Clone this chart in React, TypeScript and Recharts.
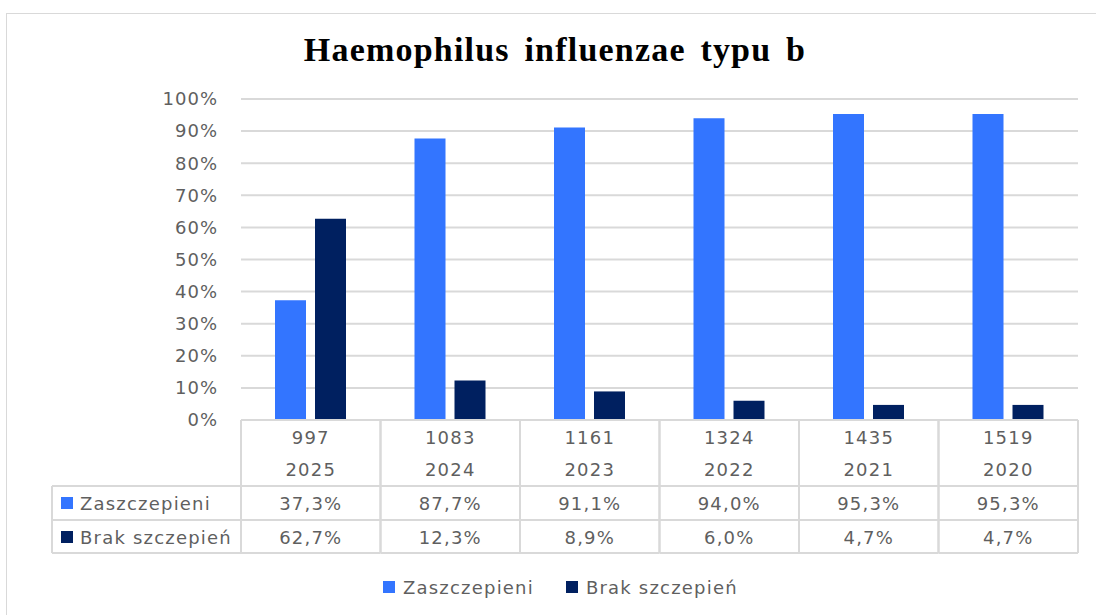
import { Bar, BarChart, CartesianGrid, Legend, XAxis, YAxis } from "recharts";

const years = ["2025", "2024", "2023", "2022", "2021", "2020"];
const counts = [997, 1083, 1161, 1324, 1435, 1519];
const vaccinated = [37.3, 87.7, 91.1, 94.0, 95.3, 95.3];
const unvaccinated = [62.7, 12.3, 8.9, 6.0, 4.7, 4.7];
const yTicks = [0, 10, 20, 30, 40, 50, 60, 70, 80, 90, 100];

const SERIES = [
  { key: "vaccinated", name: "Zaszczepieni", color: "#3375ff" },
  { key: "unvaccinated", name: "Brak szczepień", color: "#002060" },
];

const data = years.map((year, i) => ({
  year,
  count: counts[i],
  vaccinated: vaccinated[i],
  unvaccinated: unvaccinated[i],
}));

const W = 1096;
const H = 615;
const M = { top: 99, right: 18, bottom: 13, left: 0 };
const Y_W = 241;
const COL_W = (W - M.left - M.right - Y_W) / years.length;
const LABEL_X = 52;
const TEXT = "#5f5f5f";
const LINE = "#d9d9d9";
const FONT = "'DejaVu Sans', sans-serif";

const pct = (v: number) => v.toFixed(1).replace(".", ",") + "%";

// rows of the data table under the plot: offsets from the plot bottom
const ROW = { head: 0, r1: 66, r2: 100, end: 133 };

function TableTick(props: any) {
  const { x, y, index } = props;
  const row = data[index];
  const l = x - COL_W / 2;
  const r = x + COL_W / 2;
  const txt = { fill: TEXT, fontSize: 18, letterSpacing: 1.2, textAnchor: "middle" as const, dominantBaseline: "central" as const };
  return (
    <g>
      <line x1={l} x2={r} y1={y + ROW.head} y2={y + ROW.head} stroke={LINE} strokeWidth={2} />
      <line x1={l} x2={r} y1={y + ROW.r1} y2={y + ROW.r1} stroke={LINE} strokeWidth={2} />
      <line x1={l} x2={r} y1={y + ROW.r2} y2={y + ROW.r2} stroke={LINE} strokeWidth={2} />
      <line x1={l} x2={r} y1={y + ROW.end} y2={y + ROW.end} stroke={LINE} strokeWidth={2} />
      <line x1={l} x2={l} y1={y} y2={y + ROW.end} stroke={LINE} strokeWidth={2} />
      <line x1={r} x2={r} y1={y} y2={y + ROW.end} stroke={LINE} strokeWidth={2} />
      <text x={x} y={y + 17} {...txt}>{row.count}</text>
      <text x={x} y={y + 49} {...txt}>{row.year}</text>
      <text x={x} y={y + 83} {...txt}>{pct(row.vaccinated)}</text>
      <text x={x} y={y + 117} {...txt}>{pct(row.unvaccinated)}</text>
      {index === 0 && (
        <g>
          <line x1={LABEL_X} x2={l} y1={y + ROW.r1} y2={y + ROW.r1} stroke={LINE} strokeWidth={2} />
          <line x1={LABEL_X} x2={l} y1={y + ROW.r2} y2={y + ROW.r2} stroke={LINE} strokeWidth={2} />
          <line x1={LABEL_X} x2={l} y1={y + ROW.end} y2={y + ROW.end} stroke={LINE} strokeWidth={2} />
          <line x1={LABEL_X} x2={LABEL_X} y1={y + ROW.r1} y2={y + ROW.end} stroke={LINE} strokeWidth={2} />
          {SERIES.map((s, i) => {
            const cy = y + (i === 0 ? 83 : 117);
            return (
              <g key={s.key}>
                <rect x={LABEL_X + 9} y={cy - 6} width={12} height={12} fill={s.color} />
                <text x={LABEL_X + 28} y={cy} fill={TEXT} fontSize={18} letterSpacing={1.2} dominantBaseline="central">
                  {s.name}
                </text>
              </g>
            );
          })}
        </g>
      )}
    </g>
  );
}

function LegendContent() {
  return (
    <div style={{ display: "flex", alignItems: "center", height: 30, paddingLeft: 383, fontFamily: FONT, fontSize: 18, letterSpacing: 1.2, color: TEXT }}>
      {SERIES.map((s) => (
        <div key={s.key} style={{ display: "flex", alignItems: "center", marginRight: 32 }}>
          <span style={{ display: "inline-block", width: 12, height: 12, background: s.color, marginRight: 8 }} />
          {s.name}
        </div>
      ))}
    </div>
  );
}

export default function App() {
  return (
    <div style={{ position: "absolute", left: 0, top: 0, width: W, height: H, background: "#fff", fontFamily: FONT, overflow: "hidden" }}>
      <div style={{ position: "absolute", left: 6, top: 13, width: W, height: H, border: `1px solid ${LINE}` }} />
      <div
        style={{
          position: "absolute",
          left: 0,
          top: 31,
          width: W,
          textAlign: "center",
          paddingLeft: 14,
          boxSizing: "border-box",
          fontFamily: "'Liberation Serif', serif",
          fontWeight: "bold",
          fontSize: 34,
          letterSpacing: 1.2,
          wordSpacing: 5,
          color: "#000",
        }}
      >
        Haemophilus influenzae typu b
      </div>
      <div style={{ position: "absolute", left: 0, top: 0 }}>
        <BarChart width={W} height={H} data={data} margin={M} barGap={9} barSize={31}>
          <CartesianGrid vertical={false} stroke={LINE} strokeWidth={2} />
          <XAxis
            dataKey="year"
            axisLine={false}
            tickLine={false}
            tickSize={0}
            tickMargin={0}
            interval={0}
            height={152}
            tick={<TableTick />}
          />
          <YAxis
            domain={[0, 100]}
            ticks={yTicks}
            width={Y_W}
            axisLine={false}
            tickLine={false}
            tickMargin={17}
            tickFormatter={(v) => `${v}%`}
            tick={{ fill: TEXT, fontSize: 18, letterSpacing: 1 }}
          />
          <Legend verticalAlign="bottom" height={30} content={<LegendContent />} />
          {SERIES.map((s) => (
            <Bar key={s.key} dataKey={s.key} name={s.name} fill={s.color} isAnimationActive={false} />
          ))}
        </BarChart>
      </div>
    </div>
  );
}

WHAT THIS TASK INVOLVES>
Repeat exactly and only the lines from the start of the data above through the line that holds "Legend, XAxis, YAxis", inclusive. Pictures do not belong in the copy.

EXERCISE RESPONSE>
Clone this chart in React, TypeScript and Recharts.
import { Bar, BarChart, CartesianGrid, Legend, XAxis, YAxis } from "recharts";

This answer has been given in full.